Rows from a dataset of charts and code:
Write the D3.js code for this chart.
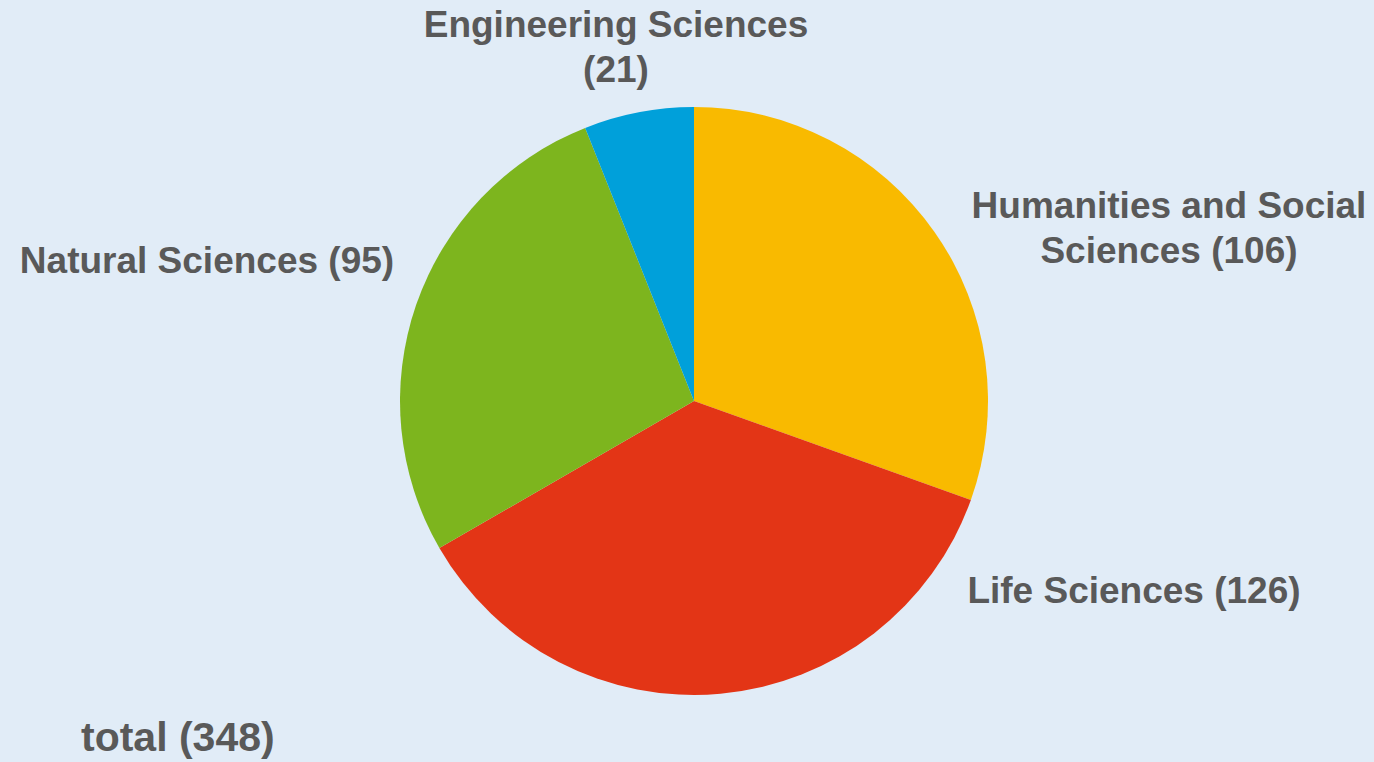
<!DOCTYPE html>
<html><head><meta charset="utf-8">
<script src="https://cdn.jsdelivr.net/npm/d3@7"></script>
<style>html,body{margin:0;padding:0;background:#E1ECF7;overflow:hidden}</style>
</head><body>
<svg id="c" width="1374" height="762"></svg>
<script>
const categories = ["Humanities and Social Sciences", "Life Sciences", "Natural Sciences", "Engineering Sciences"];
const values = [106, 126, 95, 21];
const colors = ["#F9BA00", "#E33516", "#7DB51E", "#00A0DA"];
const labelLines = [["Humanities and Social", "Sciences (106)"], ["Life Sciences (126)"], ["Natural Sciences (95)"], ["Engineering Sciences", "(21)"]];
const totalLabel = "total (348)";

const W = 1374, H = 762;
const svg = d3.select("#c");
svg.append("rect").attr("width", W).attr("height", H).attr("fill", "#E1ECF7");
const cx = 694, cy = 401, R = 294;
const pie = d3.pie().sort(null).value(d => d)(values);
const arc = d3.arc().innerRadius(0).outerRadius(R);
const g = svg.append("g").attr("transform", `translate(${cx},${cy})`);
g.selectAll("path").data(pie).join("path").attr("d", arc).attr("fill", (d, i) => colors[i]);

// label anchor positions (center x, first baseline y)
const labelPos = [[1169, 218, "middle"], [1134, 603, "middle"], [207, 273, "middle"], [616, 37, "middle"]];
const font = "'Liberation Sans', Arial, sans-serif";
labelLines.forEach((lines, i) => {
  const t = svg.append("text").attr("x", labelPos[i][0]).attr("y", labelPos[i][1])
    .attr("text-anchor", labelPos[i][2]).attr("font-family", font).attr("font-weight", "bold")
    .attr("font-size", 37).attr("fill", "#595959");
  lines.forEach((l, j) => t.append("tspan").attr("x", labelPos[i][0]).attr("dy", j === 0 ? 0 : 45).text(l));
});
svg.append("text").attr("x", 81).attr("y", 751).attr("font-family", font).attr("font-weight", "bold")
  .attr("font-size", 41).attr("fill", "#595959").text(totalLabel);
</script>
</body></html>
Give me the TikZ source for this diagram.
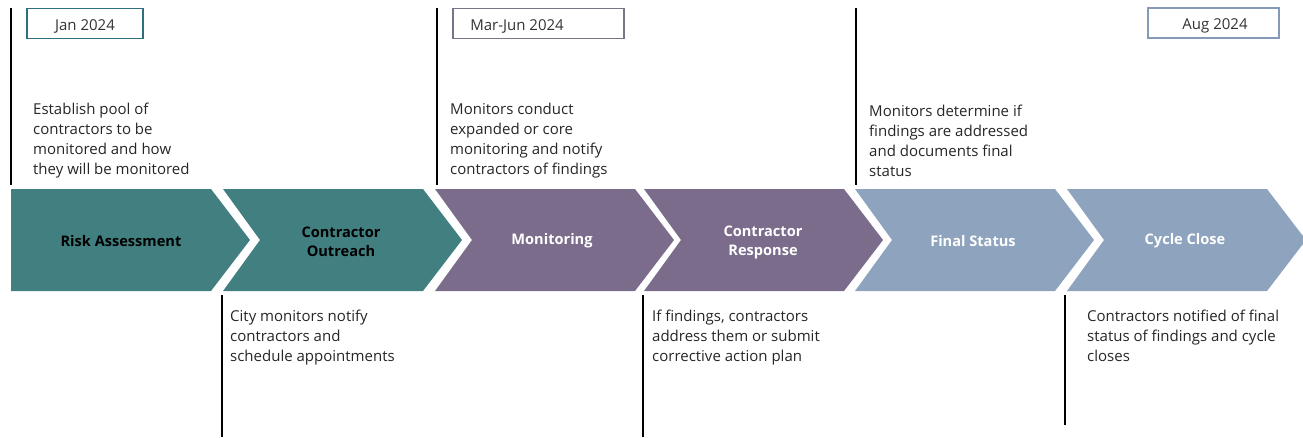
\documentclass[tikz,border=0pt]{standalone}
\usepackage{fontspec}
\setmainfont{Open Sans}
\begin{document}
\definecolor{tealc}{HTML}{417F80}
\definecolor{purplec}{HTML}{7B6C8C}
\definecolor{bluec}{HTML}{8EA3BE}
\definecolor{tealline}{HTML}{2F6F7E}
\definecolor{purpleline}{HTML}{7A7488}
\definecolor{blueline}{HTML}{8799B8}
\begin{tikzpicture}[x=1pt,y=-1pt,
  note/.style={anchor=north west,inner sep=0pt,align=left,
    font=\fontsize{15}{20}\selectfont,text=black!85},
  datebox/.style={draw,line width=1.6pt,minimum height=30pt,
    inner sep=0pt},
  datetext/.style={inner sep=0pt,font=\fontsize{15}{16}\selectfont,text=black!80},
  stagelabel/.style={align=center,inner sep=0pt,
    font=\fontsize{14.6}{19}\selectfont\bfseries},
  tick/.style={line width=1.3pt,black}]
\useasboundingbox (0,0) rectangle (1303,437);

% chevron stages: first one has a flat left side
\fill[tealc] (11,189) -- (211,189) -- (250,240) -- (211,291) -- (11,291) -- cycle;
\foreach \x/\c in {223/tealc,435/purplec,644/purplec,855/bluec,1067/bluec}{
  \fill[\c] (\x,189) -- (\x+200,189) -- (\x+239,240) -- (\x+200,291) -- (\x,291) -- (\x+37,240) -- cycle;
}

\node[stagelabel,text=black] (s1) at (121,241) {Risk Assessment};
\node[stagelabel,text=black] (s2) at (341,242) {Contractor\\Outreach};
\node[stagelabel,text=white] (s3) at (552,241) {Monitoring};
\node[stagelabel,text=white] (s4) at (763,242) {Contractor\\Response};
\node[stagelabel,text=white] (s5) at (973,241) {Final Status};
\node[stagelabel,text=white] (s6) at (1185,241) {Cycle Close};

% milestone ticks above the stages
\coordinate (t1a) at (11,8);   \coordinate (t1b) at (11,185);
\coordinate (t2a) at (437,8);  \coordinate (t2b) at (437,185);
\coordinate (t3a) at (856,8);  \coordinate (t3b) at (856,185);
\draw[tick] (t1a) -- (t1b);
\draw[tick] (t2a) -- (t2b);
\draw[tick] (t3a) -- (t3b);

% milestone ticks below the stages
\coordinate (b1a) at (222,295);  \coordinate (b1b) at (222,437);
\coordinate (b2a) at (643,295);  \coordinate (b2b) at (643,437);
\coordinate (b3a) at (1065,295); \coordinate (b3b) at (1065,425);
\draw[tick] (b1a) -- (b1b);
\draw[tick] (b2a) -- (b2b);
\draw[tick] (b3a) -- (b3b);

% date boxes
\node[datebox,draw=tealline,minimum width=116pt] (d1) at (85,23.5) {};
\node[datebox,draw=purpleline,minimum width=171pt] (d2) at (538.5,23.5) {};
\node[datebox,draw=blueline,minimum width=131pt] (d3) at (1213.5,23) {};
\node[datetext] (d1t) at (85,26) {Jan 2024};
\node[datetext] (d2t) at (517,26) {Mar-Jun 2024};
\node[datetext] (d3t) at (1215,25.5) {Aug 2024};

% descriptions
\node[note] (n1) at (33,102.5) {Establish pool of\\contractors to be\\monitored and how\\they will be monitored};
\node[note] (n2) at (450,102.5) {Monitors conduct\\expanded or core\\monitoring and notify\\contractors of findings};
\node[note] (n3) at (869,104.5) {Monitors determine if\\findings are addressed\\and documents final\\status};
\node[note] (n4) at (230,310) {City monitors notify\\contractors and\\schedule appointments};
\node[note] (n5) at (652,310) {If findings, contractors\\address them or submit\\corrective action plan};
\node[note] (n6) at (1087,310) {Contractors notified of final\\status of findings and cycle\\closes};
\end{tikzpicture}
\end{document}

**The exercise**
Identify every line above that includes the word "this", and show those lines.

**Full output**
Write the D3.js code for this chart.
Give me the TikZ source for this diagram.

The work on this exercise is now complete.